How A Lot Of Money Helped Vault A Pennsylvania Primary Candidate To The Top

How A Lot Of Money Helped Vault A Pennsylvania Primary Candidate To The Top

By Alana Semuels, Los Angeles Times

There are a host of primaries on Tuesday in states across the country, but for one that shows just how effective money can be in politics, look no further than Pennsylvania.

Four Democrats are competing to run against Republican Governor Tom Corbett, widely thought to be one of the most vulnerable incumbents in the country this election year. Voters are unhappy with Corbett because of cuts to education funding, and because of the state’s moribund economy.

If voters don’t like how Corbett has handled the state, Democrats have an answer for how they would change things. Trouble is, most of the positions of the four Democratic candidates on the issues are the same. They all want more education spending, they all want a severance tax on the natural gas industry, they all want more environmental regulations on the industry.

How to differentiate between them, then? The answer, of course, is money.

Candidate Tom Wolf, a virtual unknown in the race, has given himself $10 million to spend on the race, in addition to raising $4.5 million more. He did an initial TV buy in late January and early February, airing 1,800 TV commercials in four markets. He was initially the only candidate on the air.

“They were maybe the best introductory commercials of a candidate in modern Pennsylvania history,” said G. Terry Madonna, a pollster at Franklin and Marshall College in Pennsylvania. “They were very, very well done, and they shocked the political world because they were so effective.”

Wolf’s ads highlighted his personal biography: He has a Ph.D. from MIT, served in the Peace Corps and ran his family’s large business.

Wolf’s polling numbers skyrocketed after the initial ads.
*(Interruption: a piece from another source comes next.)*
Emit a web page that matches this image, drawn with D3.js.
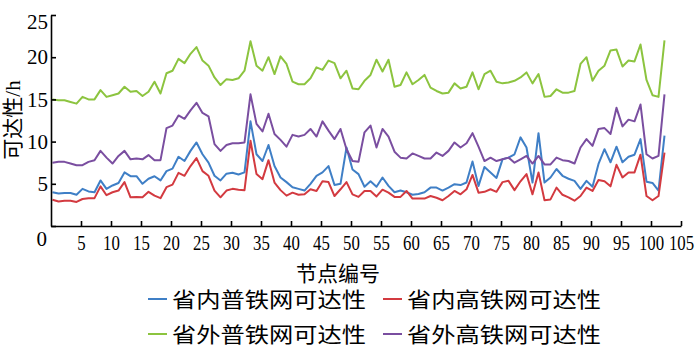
<!DOCTYPE html>
<meta charset="utf-8" />
<title>节点可达性</title>
<style>
  body { margin: 0; background: #fff; }
  svg { display: block; }
  .axis path, .axis line { stroke: #000; stroke-width: 1.6px; }
  .axis text { font-family: "Liberation Serif", "Times New Roman", serif; font-size: 21px; fill: #000; }
  .cjk { font-family: "Liberation Serif", "Noto Sans CJK SC", sans-serif; fill: #000; }
  .series { fill: none; stroke-width: 2px; stroke-linejoin: round; }
</style>
<body>
<svg width="700" height="350"></svg>
<script src="https://d3js.org/d3.v7.min.js"></script>
<script>
// 节点编号 0..102, one value per node
const provNormal = [4.0,3.85,3.9,3.9,3.7,4.4,4.1,4.0,5.4,4.4,4.8,5.1,6.35,5.9,5.9,5.0,5.6,5.9,5.4,6.5,
  6.8,8.2,7.7,8.9,9.9,8.5,7.5,5.95,5.4,6.2,6.3,6.1,6.35,12.4,8.5,7.7,9.6,7.1,5.75,5.2,
  4.6,4.4,4.2,5.0,5.95,6.35,7.1,4.85,5.0,9.3,6.7,6.15,4.65,5.3,4.65,5.75,4.75,4.0,4.2,4.0,
  3.7,3.8,4.0,4.55,4.55,4.2,4.55,4.95,4.85,5.15,7.65,4.75,7.0,6.35,5.7,7.9,8.1,8.5,10.5,9.3,
  5.15,11.0,5.15,5.75,6.75,5.95,5.6,5.35,4.4,5.35,4.65,7.35,9.1,7.55,9.4,7.55,8.2,8.45,10.3,5.25,
  5.1,4.2,10.7];
const provHigh = [3.1,2.9,3.0,3.0,2.85,3.2,3.3,3.3,4.7,3.65,4.0,4.2,5.2,3.4,3.45,3.4,4.05,3.6,3.3,4.6,
  4.9,6.3,5.95,7.1,8.05,6.5,5.95,4.2,3.4,4.2,4.4,4.3,4.25,10.1,6.15,5.55,7.8,5.15,4.25,3.6,
  3.95,3.7,3.75,4.35,4.15,5.3,5.2,3.55,4.35,5.2,3.75,3.45,4.15,4.15,3.5,4.3,3.95,3.45,3.45,4.15,
  3.25,3.25,3.25,3.55,3.35,3.05,3.55,4.15,3.75,4.35,6.05,3.95,4.05,4.35,4.05,5.2,5.35,4.25,5.3,6.15,
  3.75,6.35,3.05,3.15,4.55,3.7,3.4,3.0,3.55,4.55,4.15,5.45,5.3,4.7,7.25,5.75,6.35,6.35,8.45,3.55,
  3.05,3.55,8.7];
const outNormal = [15.0,14.9,14.9,14.7,14.5,15.3,15.0,15.0,16.1,15.3,15.5,15.7,16.5,15.9,16.0,15.4,15.9,17.1,15.7,18.1,
  18.4,19.8,19.3,20.4,21.2,19.6,19.0,17.6,16.7,17.4,17.3,17.5,18.4,21.9,19.0,18.4,20.0,18.0,20.1,19.2,
  17.1,16.8,16.8,17.5,18.8,18.5,19.6,19.3,17.5,18.4,16.3,16.2,17.2,17.9,19.7,18.3,19.7,16.5,16.7,18.2,
  16.8,17.3,17.9,16.4,16.0,15.7,15.8,16.9,16.3,16.5,18.2,16.2,18.0,18.4,17.1,16.9,17.0,17.2,17.6,18.2,
  16.9,18.0,15.3,15.4,16.2,15.8,15.8,16.0,19.2,20.0,17.2,18.4,19.0,20.8,20.9,18.9,19.6,19.5,21.5,17.3,
  15.5,15.3,22.0];
const outHigh = [7.5,7.6,7.6,7.4,7.2,7.2,7.6,7.8,8.9,8.1,7.4,8.3,8.9,7.9,8.0,7.9,8.4,7.8,7.8,11.6,
  11.9,13.1,12.7,13.7,14.6,13.4,13.0,9.7,8.9,9.6,9.8,9.8,9.9,15.6,12.1,11.2,13.3,10.9,10.2,9.4,
  10.8,10.6,10.8,11.5,10.6,12.4,11.3,10.3,11.5,9.1,7.7,7.6,11.1,11.9,9.3,11.5,10.6,8.8,8.1,8.0,
  8.6,8.3,8.0,8.0,8.7,8.3,8.9,9.9,9.3,9.8,11.0,9.4,7.7,8.1,7.7,7.9,8.1,7.5,7.9,8.3,
  7.4,8.3,7.3,7.3,8.1,7.8,7.7,7.4,9.3,10.3,9.5,11.5,11.6,10.9,14.0,11.8,12.6,12.4,14.4,8.5,
  8.0,8.3,15.6];

const seriesNames = ["省内普铁网可达性", "省内高铁网可达性", "省外普铁网可达性", "省外高铁网可达性"];
const seriesColors = ["#3f7fc6", "#d33a40", "#8cc43f", "#7a4ea0"];
const xTicks = [5, 10, 15, 20, 25, 30, 35, 40, 45, 50, 55, 60, 65, 70, 75, 80, 85, 90, 95, 100, 105];
const yTicks = [0, 5, 10, 15, 20, 25];

const svg = d3.select("svg");
const x = d3.scaleLinear().domain([0, 105]).range([51, 681]);
const y = d3.scaleLinear().domain([0, 25]).range([226, 15]);

const allSeries = [provNormal, provHigh, outNormal, outHigh];
const line = d3.line().x((d, i) => x(i + 0.25)).y(d => y(d));

svg.append("g").selectAll("path")
  .data(allSeries)
  .join("path")
  .attr("class", "series")
  .attr("stroke", (d, i) => seriesColors[i])
  .attr("d", line);

// axes, ticks pointing inward
const yAxis = svg.append("g")
  .attr("class", "axis")
  .attr("transform", `translate(${x(0)},0)`)
  .call(d3.axisLeft(y).tickValues(yTicks).tickSize(-5).tickPadding(3).tickSizeOuter(0));
yAxis.selectAll(".tick").filter(d => d === 25).select("text").attr("dy", "0.62em");
yAxis.selectAll(".tick").filter(d => d === 0).select("text").attr("dy", "0.95em").attr("x", -4);

const xAxis = svg.append("g")
  .attr("class", "axis")
  .attr("transform", `translate(0,${y(0)})`)
  .call(d3.axisBottom(x).tickValues(xTicks).tickSize(-5).tickPadding(9).tickSizeOuter(0));
xAxis.selectAll(".tick text")
  .attr("textLength", d => String(d).length * 8.4)
  .attr("lengthAdjust", "spacingAndGlyphs");

// axis titles
svg.append("text")
  .attr("class", "cjk")
  .attr("transform", "translate(20,120) rotate(-90)")
  .attr("text-anchor", "middle")
  .attr("font-size", 21)
  .text("可达性/h");

svg.append("text")
  .attr("class", "cjk")
  .attr("x", 338).attr("y", 281)
  .attr("text-anchor", "middle")
  .attr("font-size", 21)
  .text("节点编号");

// legend
const legend = svg.append("g")
  .selectAll("g")
  .data(seriesNames)
  .join("g")
  .attr("transform", (d, i) => `translate(${i % 2 === 0 ? 148 : 383},${i < 2 ? 299 : 334})`);

legend.append("line")
  .attr("x1", 0).attr("x2", 19)
  .attr("stroke", (d, i) => seriesColors[i])
  .attr("stroke-width", 2);

legend.append("text")
  .attr("class", "cjk")
  .attr("x", 24).attr("dy", "0.36em")
  .attr("font-size", 21)
  .attr("textLength", 194)
  .attr("lengthAdjust", "spacingAndGlyphs")
  .text(d => d);
</script>
</body>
Two surveys by Republican firm Harper Polling firm show the jump — a November 2013 poll had Wolf at 5 percent, putting him in fourth place among Democrats. After Wolf’s ads began to hit the airwaves, that equation changed completely. In February, Wolf was at 40 percent, running far above three other candidates.

Little has changed since then, though the Democratic challengers have tried to differentiate themselves and bring down Wolf at the same time. Wolf has spent an estimated $1 million a week on television ads.

“He built this huge lead and he’s maintained it despite repeated efforts to bring him down,” Madonna said.

Wolf is up against state treasurer Rob McCord, who spent nearly $8 million on his campaign; U.S. Rep. Allyson Schwartz, who has spent $7.5 million of the $8.8 million she’s raised; and former state environmental protection secretary Katie McGinty, who has spent about $500,000.

Of course, money doesn’t always work. Linda McMahon, a Connecticut Republican, spent about $100 million of her own money in 2010 and 2012 trying to win a race for U.S. Senate. She was not elected either time, giving her a kinship with California’s Meg Whitman, who spent $144 million of her own money — and $33 million raised from others — in her unsuccessful bid for governor in 2010.